I must be tired lately, because it's taken me a few days to get a handle on what's bothering me about productive outs. Here's the line that's bothering me:


Base on balls are a fundamental piece of the Athletics' offensive philosophy, but statistically, they have shown to have slightly less significance than Productive Outs in the post-season.

That's a very misleading line. Significance is in the eye of the beholder. When we talk about significance, we're talking about the probability of something being very low; how low is up to the person studying the data, but most people look for a probability under .05 for something to be significant.

So let's do a thought experiment.
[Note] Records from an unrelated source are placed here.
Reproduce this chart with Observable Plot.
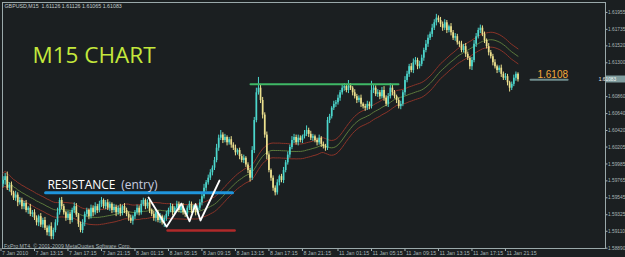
<!DOCTYPE html>
<html><head><meta charset="utf-8">
<script src="https://cdn.jsdelivr.net/npm/d3@7"></script>
<script src="https://cdn.jsdelivr.net/npm/@observablehq/plot@0.6"></script>
<style>html,body{margin:0;padding:0;background:#1b1f21;overflow:hidden}svg{display:block}</style>
</head><body><div id="chart"></div>
<script>
// GBPUSD M15 closes, bar 1..247
const closes = [
1.5977,1.5982,1.5967,1.5971,1.5961,1.5954,1.5958,1.5948,1.5951,1.5943,
1.5947,1.5938,1.5941,1.5933,1.5935,1.5928,1.5922,1.5930,1.5919,1.5925,
1.5915,1.5909,1.5917,1.5904,1.5912,1.5922,1.5935,1.5951,1.5943,1.5935,
1.5928,1.5933,1.5925,1.5938,1.5943,1.5932,1.5920,1.5912,1.5922,1.5933,
1.5938,1.5930,1.5941,1.5935,1.5943,1.5938,1.5946,1.5951,1.5943,1.5948,
1.5941,1.5946,1.5938,1.5942,1.5935,1.5941,1.5934,1.5943,1.5938,1.5933,
1.5928,1.5924,1.5930,1.5935,1.5941,1.5935,1.5946,1.5951,1.5943,1.5948,
1.5938,1.5933,1.5928,1.5935,1.5925,1.5930,1.5922,1.5928,1.5933,1.5938,
1.5943,1.5935,1.5941,1.5946,1.5938,1.5943,1.5935,1.5933,1.5941,1.5946,
1.5938,1.5943,1.5935,1.5941,1.5948,1.5956,1.5967,1.5974,1.5980,1.5987,
1.5993,1.6003,1.6019,1.6032,1.6036,1.6029,1.6033,1.6026,1.6030,1.6023,
1.6019,1.6013,1.6016,1.6008,1.6003,1.6006,1.5997,1.5990,1.5980,1.6016,
1.6055,1.6091,1.6097,1.6081,1.6062,1.6036,1.6010,1.5990,1.5980,1.5967,
1.5961,1.5974,1.5982,1.5977,1.5990,1.6000,1.6010,1.6020,1.6029,1.6033,
1.6026,1.6032,1.6029,1.6034,1.6037,1.6042,1.6037,1.6032,1.6034,1.6029,
1.6026,1.6032,1.6024,1.6021,1.6019,1.6055,1.6060,1.6071,1.6076,1.6078,
1.6084,1.6091,1.6097,1.6099,1.6094,1.6100,1.6097,1.6091,1.6086,1.6081,
1.6084,1.6076,1.6073,1.6071,1.6076,1.6073,1.6094,1.6097,1.6089,1.6091,
1.6086,1.6094,1.6084,1.6076,1.6086,1.6097,1.6091,1.6086,1.6081,1.6073,
1.6076,1.6091,1.6107,1.6115,1.6125,1.6120,1.6130,1.6133,1.6125,1.6128,
1.6136,1.6146,1.6154,1.6162,1.6167,1.6175,1.6182,1.6188,1.6185,1.6180,
1.6175,1.6182,1.6172,1.6177,1.6169,1.6162,1.6164,1.6156,1.6154,1.6146,
1.6151,1.6141,1.6136,1.6125,1.6133,1.6154,1.6164,1.6172,1.6175,1.6167,
1.6159,1.6151,1.6143,1.6138,1.6130,1.6125,1.6120,1.6123,1.6115,1.6110,
1.6112,1.6104,1.6097,1.6102,1.6110,1.6115,1.6108];
const firstOpen = 1.5972;
// wick lengths in pips above / below the body
const upperWicks = [
5,4,6,3,4,2,5,3,4,3, 3,4,2,5,3,4,3,2,4,3, 4,3,2,5,3,4,6,3,4,3, 2,4,3,3,5,4,2,3,4,3,
3,2,4,3,5,3,4,4,2,3, 4,3,2,4,3,3,5,2,4,3, 3,4,2,3,4,3,5,3,2,4, 3,2,4,3,3,4,2,3,4,3,
4,3,2,4,3,3,4,2,3,4, 3,2,4,3,4,3,5,3,4,4, 3,4,5,4,6,3,4,2,3,4, 3,4,2,3,3,4,2,3,3,5,
4,6,14,5,4,3,4,3,2,3, 3,4,2,3,4,3,4,3,5,4, 3,4,3,2,5,6,3,4,3,2, 3,4,2,3,3,4,3,2,4,3,
4,3,5,4,3,7,3,2,4,3, 3,4,2,3,4,3,12,5,3,4, 3,4,5,3,4,6,4,3,2,3, 4,3,5,4,3,4,5,4,3,4,
4,3,5,4,3,5,4,5,3,4, 3,4,3,2,4,3,4,3,2,4, 3,4,3,2,4,5,4,3,4,3, 3,2,4,3,3,4,2,3,4,3,
4,3,2,3,4,3,2];
const lowerWicks = [
4,6,3,5,4,3,4,5,3,4, 4,3,5,3,4,3,4,5,3,4, 3,4,5,4,4,3,4,3,4,3, 4,3,5,3,4,3,4,3,4,5,
3,4,3,5,3,4,3,4,3,4, 3,4,4,3,5,3,4,3,4,3, 4,3,5,4,3,4,3,3,4,3, 4,3,4,5,3,4,3,6,4,3,
3,4,3,4,3,4,3,4,5,3, 4,3,4,3,3,4,3,4,3,3, 4,3,3,4,3,4,3,4,3,4, 3,4,3,4,3,4,3,4,5,3,
4,3,3,4,5,4,6,3,4,4, 4,3,4,3,4,3,3,4,3,4, 3,4,3,4,3,3,4,3,4,3, 4,3,4,3,4,3,4,3,3,4,
3,4,3,4,3,4,3,4,3,4, 3,4,3,4,3,4,3,4,3,4, 4,3,4,3,4,3,4,3,4,3, 4,3,4,3,4,3,4,3,4,3,
3,4,3,4,3,4,3,4,3,4, 4,3,4,3,4,3,4,3,4,3, 3,4,3,4,5,3,4,3,4,3, 4,3,4,3,4,3,4,3,4,3,
3,4,5,3,3,4,3];

const priceTicks = [1.61955,1.61735,1.61520,1.61300,1.60860,1.60640,1.60420,1.60205,1.59985,1.59765,1.59545,1.59325,1.59110,1.58890];
const currentPrice = 1.61083;
const timeTickBars = [0,16,32,48,64,80,96,112,128,144,161,177,193,209,225,241];
const timeTickLabels = ["7 Jan 2010","7 Jan 13:15","7 Jan 17:15","7 Jan 21:15","8 Jan 01:15","8 Jan 05:15","8 Jan 09:15","8 Jan 13:15","8 Jan 17:15","8 Jan 21:15","11 Jan 01:15","11 Jan 05:15","11 Jan 09:15","11 Jan 13:15","11 Jan 17:15","11 Jan 21:15"];

// drawn objects: [bar, price]
const resistanceLine = [[21.3,1.5961],[110.6,1.5961]];
const supportLine = [[79.6,1.5912],[111.6,1.5912]];
const highLine = [[119.2,1.6102],[189.9,1.6102]];
const zigzag = [[70.5,1.5955],[79.1,1.5917],[86.2,1.5947],[90.1,1.5924],[92.9,1.5946],[95.3,1.5925],[104.4,1.5977]];
const levelLine = [[253,1.6108],[270.7,1.6108]];
const labelTexts = ["M15 CHART","RESISTANCE","(entry)","1.6108"];
const labelPos = [[15.05,1.6139],[22.2,1.5971],[57.4,1.5971],[256.3,1.6110]];
const infoText = "GBPUSD,M15  1.61126 1.61126 1.61065 1.61083";
const copyText = "FxPro MT4, \u00a9 2001-2009 MetaQuotes Software Corp.";

const maPeriod = 34, envPct = 0.0006;

const bars = closes.map((c, k) => {
  const open = k ? closes[k-1] : firstOpen;
  return {i: k+1, open, close: c,
    high: Math.max(open, c) + upperWicks[k]*1e-4,
    low: Math.min(open, c) - lowerWicks[k]*1e-4,
    up: c > open};
});
const ma = closes.map((c, k) => {
  const m = d3.mean(closes.slice(Math.max(0, k-maPeriod+1), k+1));
  return {i: k+1, m, hi: m*(1+envPct), lo: m*(1-envPct)};
});
const UP = "#4cd6cc", DN = "#ece08e";
const pts = a => a.map(([x,y]) => ({x, y}));
const AXF = "Liberation Sans Narrow, Liberation Sans, Arial, sans-serif";

const chart = Plot.plot({
  width: 625, height: 257,
  marginTop: 2, marginBottom: 9, marginLeft: 2, marginRight: 20,
  style: {background: "#1b1f21", color: "#a9b6b8", fontFamily: AXF, fontSize: "4.8px"},
  x: {domain: [0.717, 288.8], ticks: timeTickBars, tickFormat: () => "", tickSize: 3, label: null},
  y: {domain: [1.58886, 1.62084], ticks: priceTicks, tickFormat: d3.format(".5f"), tickSize: 1.5, tickPadding: 1, axis: "right", label: null},
  marks: [
    Plot.frame({stroke: "#9aa8aa"}),
    Plot.line(ma, {x: "i", y: "hi", stroke: "#8a3328", strokeWidth: 1}),
    Plot.line(ma, {x: "i", y: "m", stroke: "#5c7a3c", strokeWidth: 1}),
    Plot.line(ma, {x: "i", y: "lo", stroke: "#8a3328", strokeWidth: 1}),
    Plot.ruleX(bars, {x: "i", y1: "low", y2: "high", stroke: d => d.up ? UP : DN, strokeWidth: 1}),
    Plot.ruleX(bars, {x: "i", y1: "open", y2: "close", stroke: d => d.up ? UP : DN, strokeWidth: 1.7}),
    Plot.line(pts(resistanceLine), {x: "x", y: "y", stroke: "#1f95dc", strokeWidth: 3}),
    Plot.line(pts(supportLine), {x: "x", y: "y", stroke: "#b02a2a", strokeWidth: 2.5}),
    Plot.line(pts(highLine), {x: "x", y: "y", stroke: "#3fb866", strokeWidth: 2}),
    Plot.line(pts(zigzag), {x: "x", y: "y", stroke: "#ffffff", strokeWidth: 1.8}),
    Plot.line(pts(levelLine), {x: "x", y: "y", stroke: "#6f8c8c", strokeWidth: 2}),
    Plot.text([0], {x: () => labelPos[0][0], y: () => labelPos[0][1], text: () => labelTexts[0], textAnchor: "start", fontSize: 22.5, fontFamily: "Open Sans", fill: "#c4e83c"}),
    Plot.text([0], {x: () => labelPos[1][0], y: () => labelPos[1][1], text: () => labelTexts[1], textAnchor: "start", fontSize: 12, fontFamily: "Open Sans", fill: "#ffffff"}),
    Plot.text([0], {x: () => labelPos[2][0], y: () => labelPos[2][1], text: () => labelTexts[2], textAnchor: "start", fontSize: 12, fontFamily: "Open Sans", fill: "#c8cde0"}),
    Plot.text([0], {x: () => labelPos[3][0], y: () => labelPos[3][1], text: () => labelTexts[3], textAnchor: "start", lineAnchor: "bottom", fontSize: 10, fontFamily: "Liberation Sans", fill: "#f2a83c"}),
    Plot.text([infoText], {frameAnchor: "top-left", text: d => d, textAnchor: "start", lineAnchor: "top", dx: 2, dy: 1.5, fontSize: 5.3, fontFamily: "Liberation Sans, Arial, sans-serif", fill: "#c2cccc"}),
    Plot.text([copyText], {frameAnchor: "bottom-left", text: d => d, textAnchor: "start", lineAnchor: "bottom", dx: 1.5, dy: -1, fontSize: 5.3, fontFamily: "Liberation Sans, Arial, sans-serif", fill: "#a9b6b8"}),
    Plot.text(timeTickBars, {x: d => d, text: (d, k) => timeTickLabels[k], frameAnchor: "bottom", textAnchor: "start", lineAnchor: "top", dx: 1, dy: 2.5, fontSize: 5.3, fontFamily: "Liberation Sans, Arial, sans-serif", fill: "#a9b6b8"})
  ]
});
document.getElementById("chart").appendChild(chart);

// current price tag on the price axis
const sy = chart.scale("y");
const yf = d3.scaleLinear(sy.domain, sy.range);
const g = d3.select(chart).append("g");
g.append("rect").attr("x", 605.5).attr("y", yf(currentPrice) - 3.5).attr("width", 19.5).attr("height", 7).attr("fill", "#7f9c9e");
g.append("text").attr("x", 607.5).attr("y", yf(currentPrice) + 1.7).attr("fill", "#f2f7f7").attr("font-size", 4.8).attr("font-family", AXF).text(currentPrice.toFixed(5));
</script>
</body></html>
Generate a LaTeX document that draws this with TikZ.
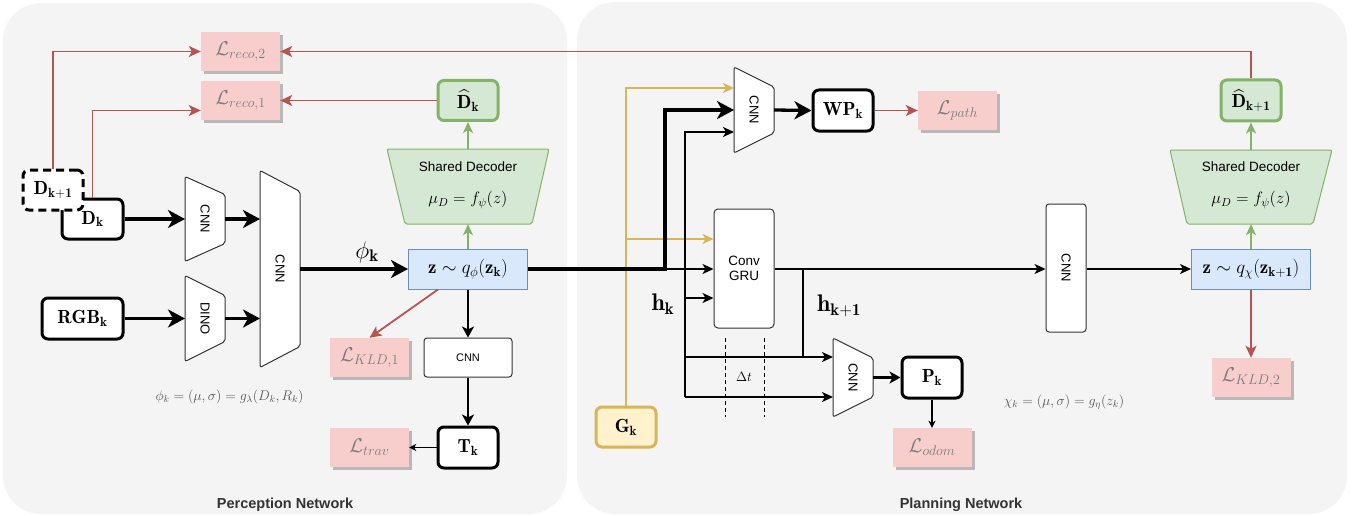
\RequirePackage{fix-cm}
\documentclass[tikz,border=0pt]{standalone}
\usepackage{fontspec}
\newfontfamily\hv{Liberation Sans}
\usetikzlibrary{arrows.meta,shadows,calc}
\definecolor{panel}{HTML}{F4F4F4}
\definecolor{lpink}{HTML}{F8CECC}
\definecolor{lred}{HTML}{B85450}
\definecolor{gfill}{HTML}{D5E8D4}
\definecolor{gline}{HTML}{82B366}
\definecolor{bfill}{HTML}{DAE8FC}
\definecolor{bline}{HTML}{6C8EBF}
\definecolor{yfill}{HTML}{FFF2CC}
\definecolor{yline}{HTML}{D6B656}
\definecolor{losstxt}{HTML}{7A7A7A}
\definecolor{formtxt}{HTML}{555555}
\definecolor{titlec}{HTML}{333333}
\definecolor{shadowc}{HTML}{B8B8B8}
\newcommand{\myfs}[1]{\fontsize{#1}{#1}\selectfont}
\newcommand{\trapv}[7]{%
  \draw[trapst] (#2-#4/2,#3-#5/2) -- (#2+#4/2,#3-#5/2+#6) -- (#2+#4/2,#3+#5/2-#6) -- (#2-#4/2,#3+#5/2) -- cycle;
  \node[minimum width=#4pt, minimum height=#5pt, inner sep=0pt, outer sep=0pt] (#1) at (#2,#3) {};
  \node[rotate=-90, font=\hv\myfs{13}] at (#2,#3) {#7};
}
\tikzset{
  trapst/.style={draw=black!80, fill=white, line width=1pt, rounded corners=2pt},
  thickbox/.style={draw=black, line width=3pt, fill=white, rounded corners=6pt, inner sep=0pt, font=\myfs{19}},
  lossbox/.style={fill=lpink, draw=none, inner sep=0pt, minimum width=79pt, minimum height=39pt,
    drop shadow={shadow xshift=3pt, shadow yshift=-3pt, fill=shadowc, opacity=1}, text=losstxt, font=\myfs{20}},
  zbox/.style={fill=bfill, draw=bline, line width=1pt, inner sep=0pt, minimum width=119pt, minimum height=40pt, font=\myfs{19}},
  gbox/.style={fill=gfill, draw=gline, line width=3pt, rounded corners=6pt, inner sep=0pt, minimum width=60pt, minimum height=40pt, font=\myfs{19}},
  decst/.style={fill=gfill, draw=gline, line width=1pt, rounded corners=2pt},
  thinbox/.style={draw=black!80, fill=white, line width=1pt, inner sep=0pt},
  thickarrow/.style={line width=3.3pt, -{Stealth[length=17pt,width=18pt,inset=5pt]}},
  medarrow/.style={line width=2.2pt, -{Stealth[length=11pt,width=12pt,inset=3pt]}},
  thinarrow/.style={line width=1.6pt, -{Stealth[length=11pt,width=10pt,inset=3pt]}},
  smallarrow/.style={line width=1.2pt, -{Stealth[length=7pt,width=7pt,inset=2pt]}},
  thinline/.style={line width=1.6pt},
  redarrow/.style={draw=lred, line width=1.8pt, -{Stealth[length=12pt,width=11pt,inset=3pt]}},
  greenarrow/.style={draw=gline, line width=1.8pt, -{Stealth[length=11pt,width=10pt,inset=3pt]}},
  yelarrow/.style={draw=yline, line width=1.8pt, -{Stealth[length=11pt,width=10pt,inset=3pt]}},
  dashline/.style={line width=1pt, dash pattern=on 4pt off 3pt},
  formula/.style={text=formtxt, font=\myfs{14}},
  biglabel/.style={font=\myfs{24}},
  title/.style={font=\hv\bfseries\myfs{14.5}, text=titlec}
}
\begin{document}
\begin{tikzpicture}[x=1pt,y=-1pt]
\useasboundingbox (0,0) rectangle (1364,516);
% panels
\fill[panel, rounded corners=38pt] (3,3) rectangle (567,514);
\fill[panel, rounded corners=38pt] (577,2) rectangle (1347,514);
\node[title] (tp) at (285,505) {Perception Network};
\node[title] (tn) at (961,505) {Planning Network};

% ---------- perception network ----------
\node[lossbox] (lreco2) at (240.5,51.5) {$\mathcal{L}_{reco,2}$};
\node[lossbox] (lreco1) at (240.5,100.5) {$\mathcal{L}_{reco,1}$};
\node[thickbox, minimum width=61pt, minimum height=40pt] (dk) at (92.5,219) {$\mathbf{D_k}$};
\node[thickbox, dash pattern=on 8pt off 5pt, minimum width=60pt, minimum height=40pt] (dk1) at (53,190) {$\mathbf{D_{k+1}}$};
\node[thickbox, minimum width=81pt, minimum height=41pt] (rgb) at (82.5,318.5) {$\mathbf{RGB_k}$};
\trapv{cnnA}{205}{219}{40}{85}{18}{CNN}
\trapv{dino}{205}{318.5}{40}{86}{20}{DINO}
\trapv{cnnBig}{280}{269}{40}{197}{21}{CNN}
\node[zbox] (zp) at (468,269) {$\mathbf{z}\sim q_\phi(\mathbf{z_k})$};
\draw[decst] (387,149) -- (549,149) -- (532,224) -- (405,224) -- cycle;
\node[minimum width=127pt, minimum height=75pt, inner sep=0pt] (decp) at (468,186.5) {};
\node[font=\hv\myfs{13.5}] (decpt) at (468,167) {Shared Decoder};
\node[font=\myfs{16.5}] (decpm) at (468,200) {$\mu_D = f_\psi(z)$};
\node[gbox] (dhk) at (468,100.5) {$\mathbf{\hat{D}_k}$};
\node[lossbox] (lkld1) at (369.5,357.5) {$\mathcal{L}_{KLD,1}$};
\node[thinbox, rounded corners=3pt, minimum width=88pt, minimum height=39pt, font=\hv\myfs{11}] (cnnp) at (468,357.5) {CNN};
\node[thickbox, minimum width=60pt, minimum height=41pt] (tk) at (468,447.5) {$\mathbf{T_k}$};
\node[lossbox] (ltrav) at (369.5,447.5) {$\mathcal{L}_{trav}$};
\node[formula] (f1) at (229.5,397) {$\phi_k = (\mu,\sigma) = g_\lambda(D_k,R_k)$};
\node[biglabel] (phik) at (367,252) {$\phi_{\mathbf{k}}$};

% ---------- planning network ----------
\node[thickbox, fill=yfill, draw=yline, minimum width=60pt, minimum height=40pt] (gk) at (626,427) {$\mathbf{G_k}$};
\trapv{cnnU}{754}{110}{40}{86}{20}{CNN}
\node[thickbox, minimum width=60pt, minimum height=41pt] (wp) at (843,110.5) {$\mathbf{WP_k}$};
\node[lossbox] (lpath) at (957.5,110.5) {$\mathcal{L}_{path}$};
\node[thinbox, rounded corners=4pt, minimum width=60pt, minimum height=119pt, font=\hv\myfs{13.5}, align=center] (gru) at (744,268.5) {Conv\\[1pt]GRU};
\trapv{cnnL}{853}{377.5}{40}{79}{20}{CNN}
\node[thickbox, minimum width=60pt, minimum height=41pt] (pk) at (932,377.5) {$\mathbf{P_k}$};
\node[lossbox] (lodom) at (932,447.5) {$\mathcal{L}_{odom}$};
\node[thinbox, rounded corners=3pt, minimum width=40pt, minimum height=128pt] (cnnR) at (1066,268) {};
\node[rotate=-90, font=\hv\myfs{13}] (cnnRt) at (1066,268) {CNN};
\node[zbox] (zr) at (1251,269) {$\mathbf{z}\sim q_\chi(\mathbf{z_{k+1}})$};
\draw[decst] (1170,150) -- (1332,150) -- (1313,224) -- (1187,224) -- cycle;
\node[minimum width=126pt, minimum height=74pt, inner sep=0pt] (decr) at (1251,187) {};
\node[font=\hv\myfs{13.5}] (decrt) at (1251,167) {Shared Decoder};
\node[font=\myfs{16.5}] (decrm) at (1251,200) {$\mu_D = f_\psi(z)$};
\node[gbox, minimum height=41pt] (dhk1) at (1251,100.5) {$\mathbf{\hat{D}_{k+1}}$};
\node[lossbox] (lkld2) at (1251,377.5) {$\mathcal{L}_{KLD,2}$};
\node[formula] (f2) at (1064,402) {$\chi_k = (\mu,\sigma) = g_\eta(z_k)$};
\node[biglabel] (hk) at (663,304) {$\mathbf{h_k}$};
\node[biglabel] (hk1) at (839,306) {$\mathbf{h_{k+1}}$};
\node[font=\myfs{13.5}] (dt) at (744,377) {$\Delta t$};

% ---------- coordinates ----------
\coordinate (j1) at (665,269);
\coordinate (ya) at (626,88);
\coordinate (yb) at (626,239);
\coordinate (hka) at (685,132);
\coordinate (hkb) at (685,298);
\coordinate (hkc) at (685,357);
\coordinate (hkd) at (685,397);
\coordinate (j2) at (803,269);
\coordinate (j3) at (803,357);

% ---------- connectors ----------
\draw[yelarrow] (gk.north) -- (ya) -- (cnnU.west |- ya);
\draw[yelarrow] (yb) -- (gru.west |- yb);

\draw[thickarrow] (dk.east) -- (dk.east -| cnnA.west);
\draw[thickarrow] (cnnA.east) -- (cnnA.east -| cnnBig.west);
\draw[thickarrow] (rgb.east) -- (rgb.east -| dino.west);
\draw[thickarrow] (dino.east) -- (dino.east -| cnnBig.west);
\draw[thickarrow] (cnnBig.east) -- (zp.west);
\draw[thickarrow] (zp.east) -- (j1) |- (cnnU.west);
\draw[thinarrow] (j1) -- (gru.west |- j1);
\draw[thickarrow] (cnnU.east) -- (wp.west);
\draw[thinarrow] (gru.east |- j1) -- (cnnR.west |- j1);
\draw[thinarrow] (cnnR.east |- j1) -- (zr.west);
\draw[thinline] (j2) -- (j3);
\draw[thinarrow] (hkd) -- (hka) -- (cnnU.west |- hka);
\draw[thinarrow] (hkb) -- (gru.west |- hkb);
\draw[thinarrow] (hkc) -- (cnnL.west |- hkc);
\draw[thinarrow] (hkd) -- (cnnL.west |- hkd);
\draw[medarrow] (cnnL.east) -- (pk.west);
\draw[smallarrow] (pk.south) -- (lodom.north);
\draw[medarrow] (zp.south) -- (cnnp.north);
\draw[medarrow] (cnnp.south) -- (tk.north);
\draw[smallarrow] (tk.west) -- (ltrav.east);
\draw[dashline] (725,338) -- (725,417);
\draw[dashline] (764,338) -- (764,417);

\draw[redarrow] (dk1.north) |- (lreco2.west);
\draw[redarrow] (dk.north) |- ($(lreco1.west)+(0,10)$);
\draw[redarrow] (dhk.west) -- (lreco1.east);
\draw[redarrow] (dhk1.north) |- (lreco2.east);
\draw[redarrow] ($(zp.south west)+(30,0)$) -- (lkld1.north);
\draw[redarrow] (wp.east) -- (lpath.west);
\draw[redarrow] (zr.south) -- (lkld2.north);

\draw[greenarrow] (zp.north) -- (zp.north |- decp.south);
\draw[greenarrow] (decp.north) -- (dhk.south);
\draw[greenarrow] (zr.north) -- (zr.north |- decr.south);
\draw[greenarrow] (decr.north) -- (dhk1.south);
\end{tikzpicture}
\end{document}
According to the article, of 130 series in which one team made more productive outs than the other, the team with more productive outs won 62.3% series, or 81 total. We can define this as a Bernoulli random variable; it has the value 1 if the team which wins the series has more productive outs, 0 if the team which wins the series has fewer productive outs. Now, imagine a bag filled with balls labeled 1 or 0 in the proportion 81 1's and 49 0's. Taking a ball from the bag is a Bernoulli trial. If we do this many times (replacing the removed ball each time), the probability of getting a certain number of 1's in a certain number of trials is given by the binomial distribution.

With the binomial, we can ask questions like, "What is the probability of getting exactly 78 balls with a 1 if I make 130 trials," or, "What is the probability of getting at least 85 1's in 130 trials." But more importantly, we can ask, if I repeatedly sample 130 balls from the bag, what range will the result be in 95% of the time? To be clear, here's the experiment:

Perform 130 Bernoulli trials with our bag of balls. Record the number of balls labeled with a 1. Repeat this experiment thousands of times. Make a histogram of the results.

The histogram will look like a normal distribution (and in fact, for a large number of trials, it can be approximated with the normal) with the highest bar on 81, the mean. The height of each bar of the histogram represents the probability of getting that number of 1's. At 81, the height is .072. If we sum the height of the bars around the mean until we get .95, we've found the range where we expect 95% of the results to be. For this distribution, with 130 trials, that range is 69-91.

Now, according to the article, more walks win a series 60% of the time, or 78 out of 130. Seventy-eight is well within our 69-91 range of 95%. So walks are not less significant than productive outs. The fact is, this difference could easily be sampling error. If we did another trial, we might get 75 wins on productive outs and 85 wins on walks, and we still couldn't tell if they came from the same distribution or not.

The sample size is too small. They have not shown there is any significant difference in any of the stats they mention.


Posted by David Pinto at 08:43 AM | Statistics | TrackBack (0)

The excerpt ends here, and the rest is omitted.